My first step, to expedite the reversal process, was to make an appointment with my heart doctor and verify she had my required records - this simple task took me 2 days which I will never get back. The absurd comedy begins.
Day 1 initial call - I was on hold for 10 minutes then auto transferred to the answering service. I was advised someone would call me in 24 hours - never received that call.
Day 2 - my second call. Once again I was wisely informed by a recording "if this is an emergency hang up and dial 911. Then of course, all the audio recordings regarding Covid rules and regulations and oh yes the numerous prompts to press 1 for this and 2 for that. My call then went into queue for the next available real live body (who was probably in the break room celebrating someone's birthday). That hold then automatically transferred me to the answering service where (of all things) I was asked to hold. Good thing I have a belly bag cause a pooh at this time would have sent me off the deep end. In all, my total hold time was 33 minutes as I listened to the worst music ever. However, I was productive and managed to pluck a few wild chin hairs to pass the time - but in the end I never did talk to anyone and hung up in total despair. All this for 2 simple questions.

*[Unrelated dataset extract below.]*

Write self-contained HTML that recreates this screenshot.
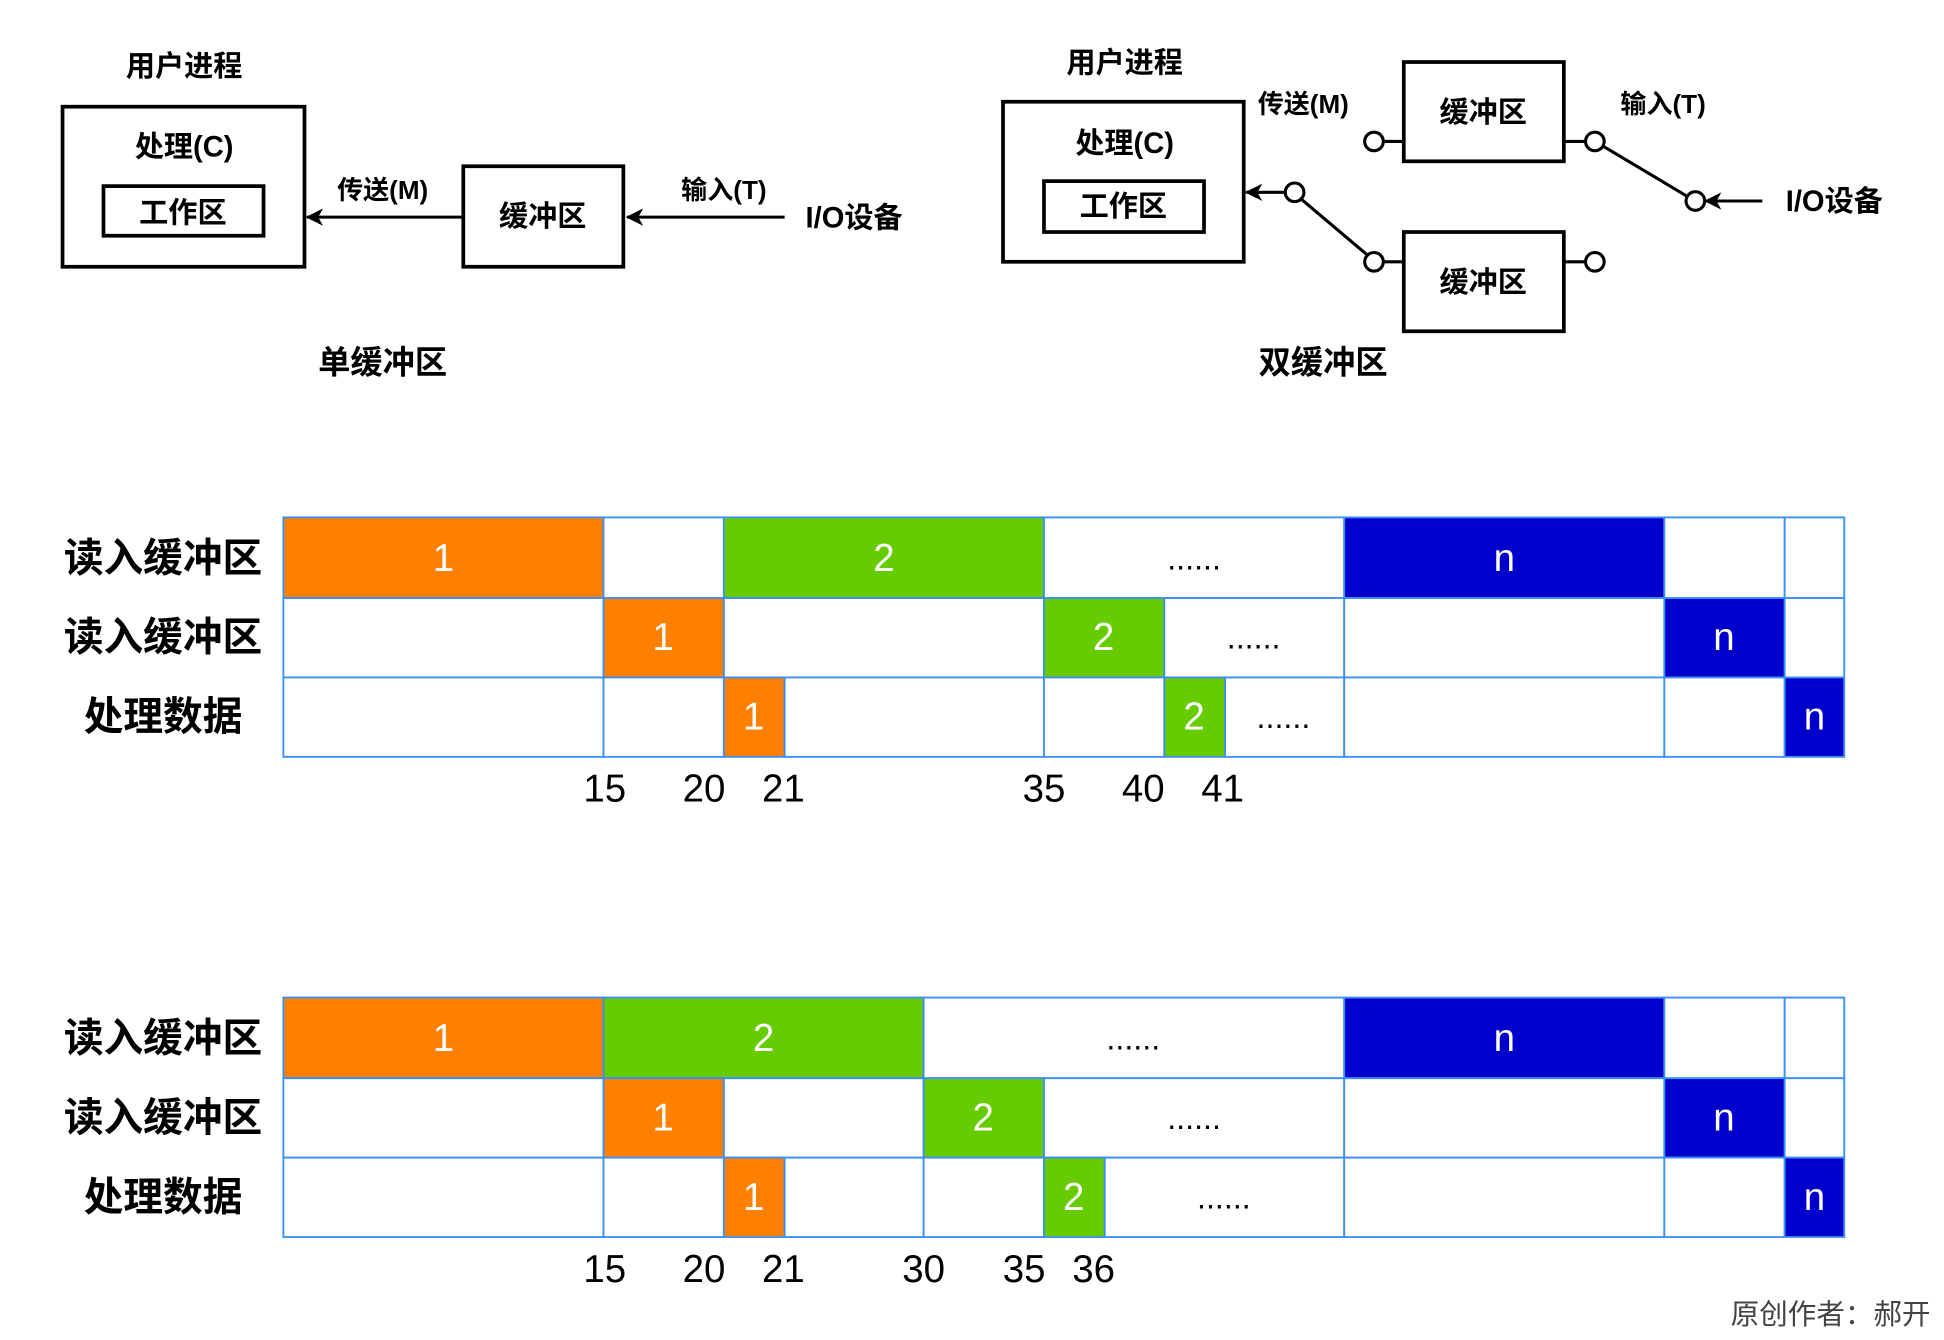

1. Do you have my records?
2. Can I make an appointment?
Day 3 an epiphany!
Hold the phone! Those 2 days of frustration - were they a sign? If they had been successfully completed it would have started the ball rolling toward reversal surgery. This decision shall bring forth numerous doctors, endless drugs, bodily pain, and mind-boggling stress - basically everything I try to avoid in my everyday "senior" life. Yet it is exactly what I am heading for and in the end, there are no guarantees of success. Talk about a change of heart!
This is not for me - decision made. Until such time as a medical emergency, I shall hopefully live in peace.
I called to cancel my surgeon appointment on September 7th - and guess what - the call went straight through to a live body!